Many people ask this question as they embark on making naturally leavened breads. Which one is the oldest? And which one is the most pure? These are questions that you may ask. From Flemish desem, or Alaskan sourdough to a sour Finnish leaven or an ancient Egyptian starter. Our purpose is to help you incorporate natural leavening into your diet and cut through the romantic allure with scientific fact. This doesn’t help us to sell more leaven but that’s not what we’re about. Research shows that the lactobacilli and yeast live inherently on the various grains. Although these lactobacilli and yeast cultures may be different in different parts of the world and in different bakeries, it is the environment including the temperature, humidity, leavening process and especially grain that determines which strains dominate in each natural leaven culture. So no matter what strains you begin with, they will change and adapt to your environment and especially the grain you use. We offer many Natural Leavens made with different varieties of organic grain. This way you can get the strains that are best suited for whatever grain you are going to use, whether it be gluten free rice or amaranth, ancient wheat or barley, or even our modern wheats of today. One or two leavens is all you will need and you will never have to come back for more.

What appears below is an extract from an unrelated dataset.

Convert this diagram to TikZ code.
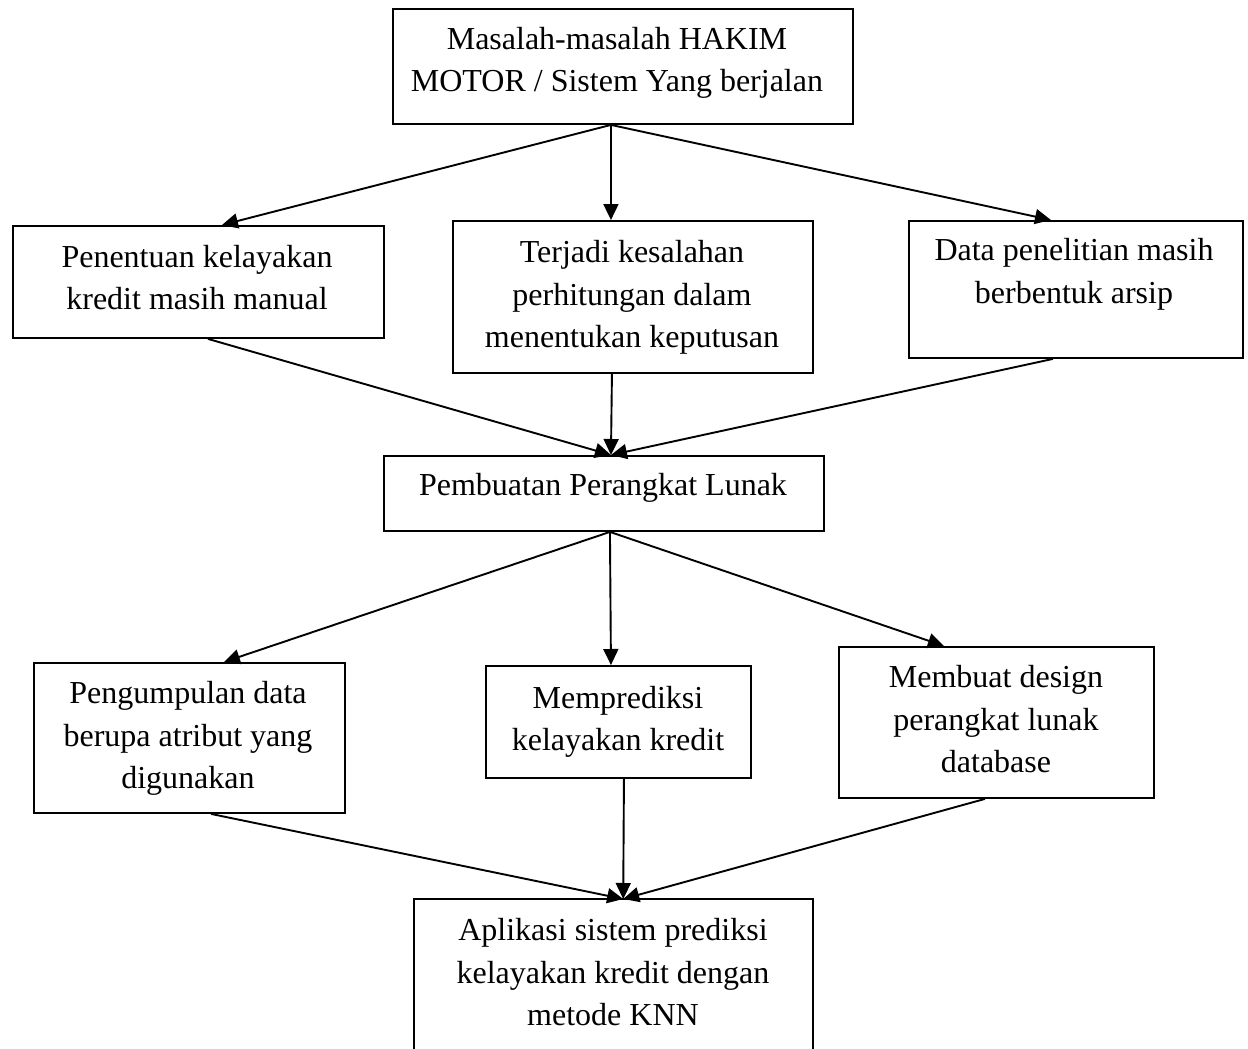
\documentclass[tikz,border=0pt]{standalone}
\usepackage{fontspec}
\setmainfont{Liberation Serif}
\usetikzlibrary{arrows.meta}
\begin{document}
\begin{tikzpicture}[x=1pt,y=-1pt,
  box/.style={draw, line width=1.9pt, inner sep=0pt, anchor=north west},
  openbox/.style={inner sep=0pt, anchor=north west},
  txt/.style={align=center, inner sep=0pt, anchor=north, font=\fontsize{32}{42.5}\selectfont},
  arr/.style={line width=1.9pt, -{Triangle[length=16pt,width=15pt]}}]
\useasboundingbox[fill=white] (0,0) rectangle (1248,1049);
% boxes
\node[box, minimum width=460pt, minimum height=115pt] (t0) at (392,8) {};
\node[box, minimum width=371pt, minimum height=112pt] (b2) at (12,225) {};
\node[box, minimum width=360pt, minimum height=152pt] (b3) at (452,220) {};
\node[box, minimum width=334pt, minimum height=137pt] (b4) at (908,220) {};
\node[box, minimum width=440pt, minimum height=75pt] (p) at (383,455) {};
\node[box, minimum width=311pt, minimum height=150pt] (c1) at (33,662) {};
\node[box, minimum width=265pt, minimum height=112pt] (c2) at (485,665) {};
\node[box, minimum width=315pt, minimum height=151pt] (c3) at (838,646) {};
\node[openbox, minimum width=399pt, minimum height=150pt] (ap) at (414,899) {};
\draw[line width=1.9pt] (ap.south west) -- (ap.north west) -- (ap.north east) -- (ap.south east);
% texts
\node[txt] (t0t) at (617,19.5) {\strut Masalah-masalah HAKIM\\\strut MOTOR / Sistem Yang berjalan};
\node[txt] (b2t) at (197,237.5) {\strut Penentuan kelayakan\\\strut kredit masih manual};
\node[txt] (b3t) at (632,233) {\strut Terjadi kesalahan\\\strut perhitungan dalam\\\strut menentukan keputusan};
\node[txt] (b4t) at (1074,231) {\strut Data penelitian masih\\\strut berbentuk arsip};
\node[txt] (pt) at (603,466) {\strut Pembuatan Perangkat Lunak};
\node[txt] (c1t) at (188,674) {\strut Pengumpulan data\\\strut berupa atribut yang\\\strut digunakan};
\node[txt] (c2t) at (618,678.5) {\strut Memprediksi\\\strut kelayakan kredit};
\node[txt] (c3t) at (996,657.75) {\strut Membuat design\\\strut perangkat lunak\\\strut database};
\node[txt] (apt) at (613,911) {\strut Aplikasi sistem prediksi\\\strut kelayakan kredit dengan\\\strut metode KNN};
% connectors
\draw[arr] ([xshift=-12pt]t0.south) -- ([xshift=23.5pt]b2.north);
\draw[arr] ([xshift=-12pt]t0.south) -- ([xshift=-22pt]b3.north);
\draw[arr] ([xshift=-12pt]t0.south) -- ([xshift=-25pt]b4.north);
\draw[arr] ([xshift=9.5pt]b2.south) -- ([xshift=7pt]p.north);
\draw[arr] ([xshift=-21pt]b3.south) -- ([xshift=7pt]p.north);
\draw[arr] ([xshift=-23pt]b4.south) -- ([xshift=7pt]p.north);
\draw[arr] ([xshift=6pt]p.south) -- ([xshift=34.5pt]c1.north);
\draw[arr] ([xshift=6pt]p.south) -- ([xshift=-7.5pt]c2.north);
\draw[arr] ([xshift=6pt]p.south) -- ([xshift=-52.5pt]c3.north);
\draw[arr] ([xshift=21.5pt]c1.south) -- ([xshift=9.5pt]ap.north);
\draw[arr] ([xshift=5.5pt]c2.south) -- ([xshift=9.5pt]ap.north);
\draw[arr] ([xshift=-11.5pt]c3.south) -- ([xshift=9.5pt]ap.north);
\end{tikzpicture}
\end{document}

Ancient Grain Natural Leavening Starter
Non-Gluten Grain Natural Leavening Starter
Common Grain Natural Leavening Starter
The Natural Leavening comes with colored photo instructions and recipes for quick bread, flat bread, and loaf bread. Quick bread recipes can be used with all grains. Flatbread and loaf bread recipes can be used with varieties of whole wheat.
Why Charge for Natural Leavening?
Sounds like a silly question but we have been asked the question so we thought we should address it. We believe that natural leaven is something that is inherent in nature and essential to the bread making process and it is sort of our stewardship to let people know about its health benefits and how to use it. With that said, we have spent tens of thousands of dollars to build an inspected commercial kitchen to not only produce and sell the leaven legally but also to legally teach classes so that people can feel and taste naturally leavened breads. We try and keep our prices reasonable for our time and effort so we can help as many people as possible. So we thank you for your understanding and support.